Une créativité financièrement possible aux USA ?

Cela dit, l’Europe a encore du chemin de parcourir afin de lancer ses tentacules télévisés sur les postes mondiaux. En dépit de ses défaillances, le documentaire propose des problématiques qui rendent compte du phénomène actuel. La Série TV devient entité à part entière car soutenue et demandée. Tout indique qu’un horizon parfaitement créatif dépend, probablement, d’un espace où tous les outils ne tiennent compte de moins de charges. Hollywood se meurt, vérolé de trop près par la demande de Super-Héros rapporteurs. Quelles exigences pour la réussite de la Série TV ? Le documentaire semble laisser place à un espace TV utopique sans pour autant mettre l’accent sur les contraintes du système, finalement identique aux productions cinématographiques : système de producteur, d’épisodes pilotes soumis à l’attente ou à la demande des téléspectateurs …

"It’s more than TV!" est disponible sur Internet (Arte.TV) malgré quelques problèmes de droit. Si votre curiosité a été piquée au vif, n’hésitez pas à prendre 52 mn de votre temps pour vous en inspirer.

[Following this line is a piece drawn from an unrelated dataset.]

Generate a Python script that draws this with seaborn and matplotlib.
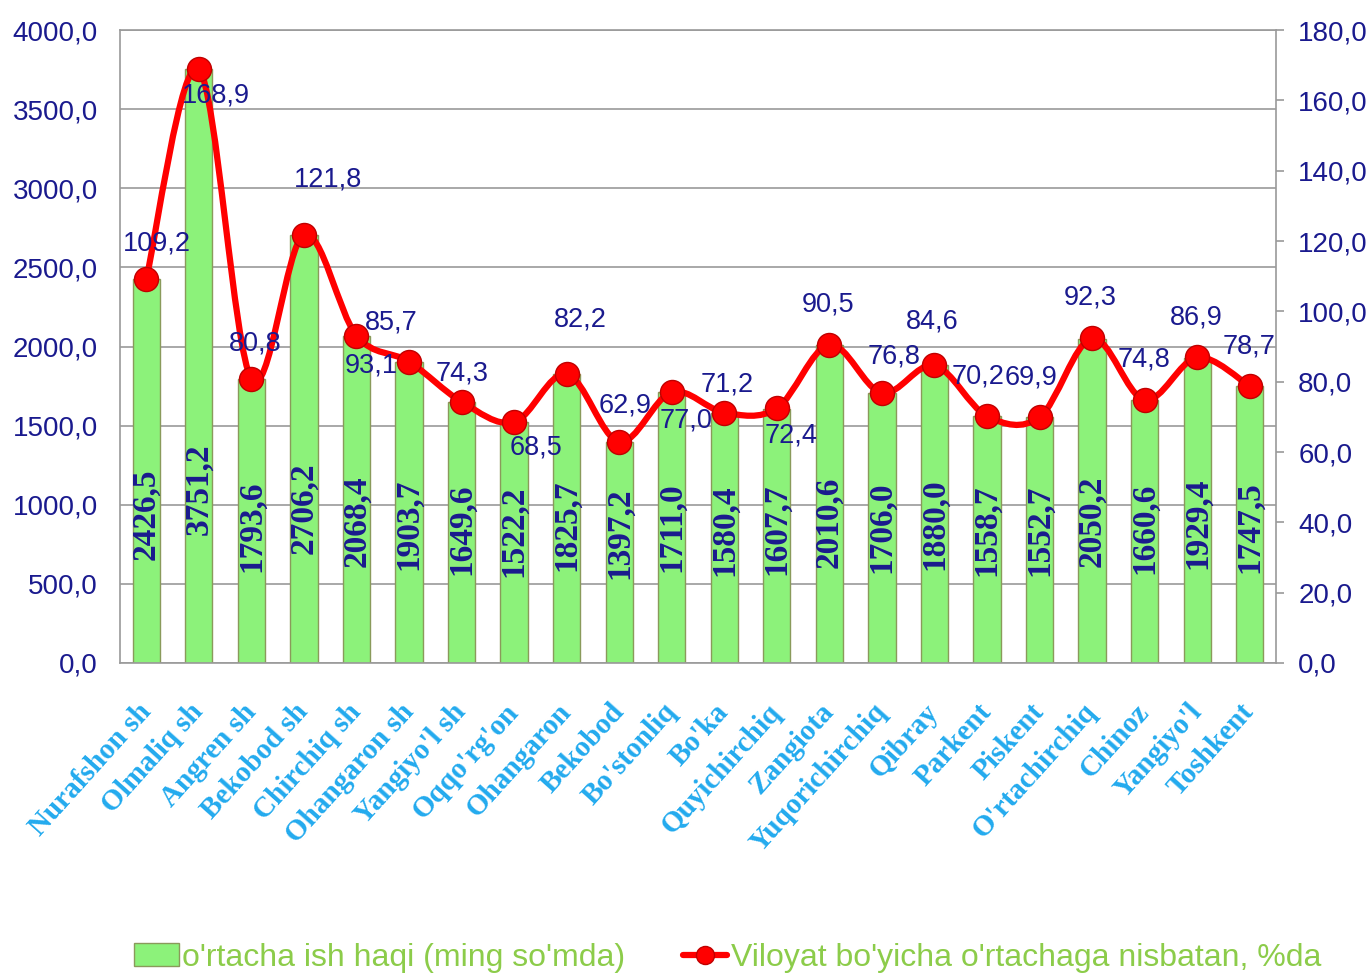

"It’s more than TV!" reste un support idéal de prise de connaissance, de support à la connaissance d’autres productions télévisées. En ce sens, il permet une ouverture d’esprit à laquelle nous aimerions aboutir sur le Blog La Maison Musée : lancer quelques interprétations (Cinéma, Séries TV) tout en nouant la possibilité de coups de cœur, de déceptions.